The decision was made to burn the bodies in open pits instead of burying them, and so the bodies already buried, which were approximately 107,000 people, were dug up.
In September of 1942, they began to reduce the food rations for Jews. They also began cashing in all possessions of the Jews for money but gave away mostly the clothes to German families. There were estimated 800 boxcars of confiscated goods just from Auschwitz. In December 1942 after over 600,000 Jews have been murdered, the Belzec extermination camp is taken apart, plowed, and trees are planted in its place.
In August of 1943, after an estimated 870,000 deaths at Treblinka, exterminations cease. In October of that year, underground, the Danish helped to transport and save 7,220 Danish Jew's safety. Nearly 300 Jews escaped from the Sobibor extermination camp, but only 50 survived. Shortly after, the camp closed, and it was reported that there had been over 250,000 deaths.

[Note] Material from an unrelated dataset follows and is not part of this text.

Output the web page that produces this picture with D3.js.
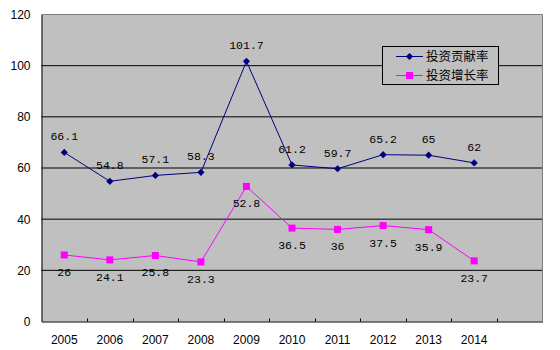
<!DOCTYPE html>
<html><head><meta charset="utf-8">
<script src="https://cdn.jsdelivr.net/npm/d3@7"></script>
<style>body{margin:0;background:#fff}svg{display:block}</style>
</head><body><svg id="c" width="560" height="350"></svg>
<script>
const categories = ["2005","2006","2007","2008","2009","2010","2011","2012","2013","2014",""];
const contribution = [66.1,54.8,57.1,58.3,101.7,61.2,59.7,65.2,65,62];
const growth = [26,24.1,25.8,23.3,52.8,36.5,36,37.5,35.9,23.7];
const contribLabels = ["66.1","54.8","57.1","58.3","101.7","61.2","59.7","65.2","65","62"];
const growthLabels = ["26","24.1","25.8","23.3","52.8","36.5","36","37.5","35.9","23.7"];
const yTicks = [0,20,40,60,80,100,120];
const seriesNames = ["投资贡献率","投资增长率"];

const svg = d3.select("#c");
const L = 41.5, R = 542.5, T = 14.5, B = 321.5;
const x = d3.scaleBand().domain(categories).range([L, R]);
const y = d3.scaleLinear().domain([0,120]).range([B, T]);

svg.append("rect").attr("x",L).attr("y",T).attr("width",R-L).attr("height",B-T).attr("fill","#c0c0c0");
svg.append("g").selectAll("line").data(yTicks.filter(d=>d>0&&d<120)).join("line")
  .attr("x1",L).attr("x2",R).attr("y1",d=>y(d)).attr("y2",d=>y(d)).attr("stroke","#000").attr("stroke-width",1);
svg.append("path").attr("d",`M${L},${T}H${R}V${B}`).attr("fill","none").attr("stroke","#808080").attr("stroke-width",1);

const ya = svg.append("g").attr("transform",`translate(${L},0)`)
  .call(d3.axisLeft(y).tickValues(yTicks).tickSize(0).tickPadding(11));
ya.select(".domain").attr("stroke","#000");
ya.selectAll("text").attr("font-family","Liberation Sans, Arial, sans-serif").attr("font-size",12).attr("fill","#000");

const xa = svg.append("g").attr("transform",`translate(0,${B})`)
  .call(d3.axisBottom(x).tickSize(0).tickPadding(14));
xa.select(".domain").attr("stroke","#000");
xa.selectAll("text").attr("font-family","Liberation Sans, Arial, sans-serif").attr("font-size",12).attr("fill","#000");
svg.append("g").selectAll("line").data(categories.slice(1)).join("line")
  .attr("x1",d=>Math.round(x(d))+0.5).attr("x2",d=>Math.round(x(d))+0.5)
  .attr("y1",B).attr("y2",B-3).attr("stroke","#000");

const cx = (d,i)=>x(categories[i])+x.bandwidth()/2;
const line = d3.line().x((d,i)=>cx(d,i)).y(d=>y(d));

svg.append("path").datum(contribution).attr("d",line).attr("fill","none").attr("stroke","#000080").attr("stroke-width",1);
svg.append("path").datum(growth).attr("d",line).attr("fill","none").attr("stroke","#ff00ff").attr("stroke-width",1);

const diamondPath = d3.symbol().type(d3.symbolSquare).size(26);
svg.append("g").selectAll("path").data(contribution).join("path")
  .attr("d",diamondPath)
  .attr("transform",(d,i)=>`translate(${cx(d,i)},${y(d)}) rotate(45)`).attr("fill","#000080");
svg.append("g").selectAll("rect").data(growth).join("rect")
  .attr("x",(d,i)=>cx(d,i)-3.5).attr("y",d=>y(d)-3.5).attr("width",7).attr("height",7).attr("fill","#ff00ff");

const lf = "Liberation Mono, DejaVu Sans Mono, monospace";
svg.append("g").selectAll("text").data(contribution).join("text")
  .attr("x",(d,i)=>cx(d,i)).attr("y",d=>y(d)-12).attr("text-anchor","middle")
  .attr("font-family",lf).attr("font-size",11.5).attr("fill","#000").text((d,i)=>contribLabels[i]);
svg.append("g").selectAll("text").data(growth).join("text")
  .attr("x",(d,i)=>cx(d,i)).attr("y",d=>y(d)+21).attr("text-anchor","middle")
  .attr("font-family",lf).attr("font-size",11.5).attr("fill","#000").text((d,i)=>growthLabels[i]);

const lg = svg.append("g");
lg.append("rect").attr("x",382.5).attr("y",46.5).attr("width",116).attr("height",38).attr("fill","#c0c0c0").attr("stroke","#000");
const rows = [{c:"#000080",t:"d",y:56.5},{c:"#ff00ff",t:"s",y:75.5}];
rows.forEach((r,i)=>{
  lg.append("line").attr("x1",396).attr("x2",423).attr("y1",r.y).attr("y2",r.y).attr("stroke",r.c);
  if(r.t==="d") lg.append("path").attr("d",diamondPath).attr("transform",`translate(409.5,${r.y}) rotate(45)`).attr("fill",r.c);
  else lg.append("rect").attr("x",406).attr("y",r.y-3.5).attr("width",7).attr("height",7).attr("fill",r.c);
  lg.append("text").attr("x",426).attr("y",r.y+4.5).attr("font-family","Noto Sans CJK SC, sans-serif").attr("font-size",12.5).attr("fill","#000").text(seriesNames[i]);
});
</script></body></html>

In August of 1944, Anne Frank and her family were arrested by the Gestapo and sent to Auschwitz. Later, Anne and her Sister Margaret were sent to another camp where she died of typhus on March 15, 1945.
In 1944 the Nazis forced 25,000 Jews to walk over 100 miles in horrible weather conditions. Shortly after there was a second forced march of 50,000 people.
In January 1945, Budapest was liberated by the Russians which freed over 80,000 Jews. Later, they also liberated Auschwitz. By this time it was estimated that 2,000,000 people, of which 1,500000 Jews, had been murdered there.
Adolf Hitler committed suicide in his Berlin bunker on April 30th, 1945. That day, 33,000 inmates were freed by Americans from the concentration camps.
The Holocaust lasted between 1933 and 1945 in which 6 million Jews were murdered. Mazis called this time the “Final solution of the Jewish Question in Europe”. In 1933, the Jewish population of Europe was over nine million, and by 1945, Hitler had wiped out nearly two out of every three European Jews as part of the “Final Solution”.
Many survivors found shelter in displaced people's camps administered by the Allied powers. Between 1948-1951, almost 700,000 Jews emigrated to Israel including 136,000 Jewish displaced persons from Europe. Beginning in the early 21st century, the Swiss government and banks have established funds to aid survivors of the Holocaust as well as other victims of human rights, abuses, genocide, and others. Mostly all the survivors had serious psychological suffering, and many also had physical difficulties. They felt as if they were living in the shadow of the holocaust, always being haunted by the memories. Survivors began searching for their families soon after liberation. John Freund wasn’t lucky enough to live with his family again. He wrote this saying, 'Our beautiful apartment was empty. Shortly after liberation, a young man and woman I had met asked me why I never smiled. “How can I?” I replied. Now that hunger and the fear of death receded, the pain and sadness of living through hell and losing all those I loved was great. I waited for someone from my family to return. No one did.'
Hitler’s early life influenced his rise to power, the holocaust itself, and the aftermath of the Holocaust. When you face a tragedy and a hardship such as a holocaust, it’s hard to look for God in this situation. To not feel lonely, when you have absolutely no one seems impossible. In the words of Franklin D Roosevelt, “When you reach the end of your rope, tie a knot in it and hang on.”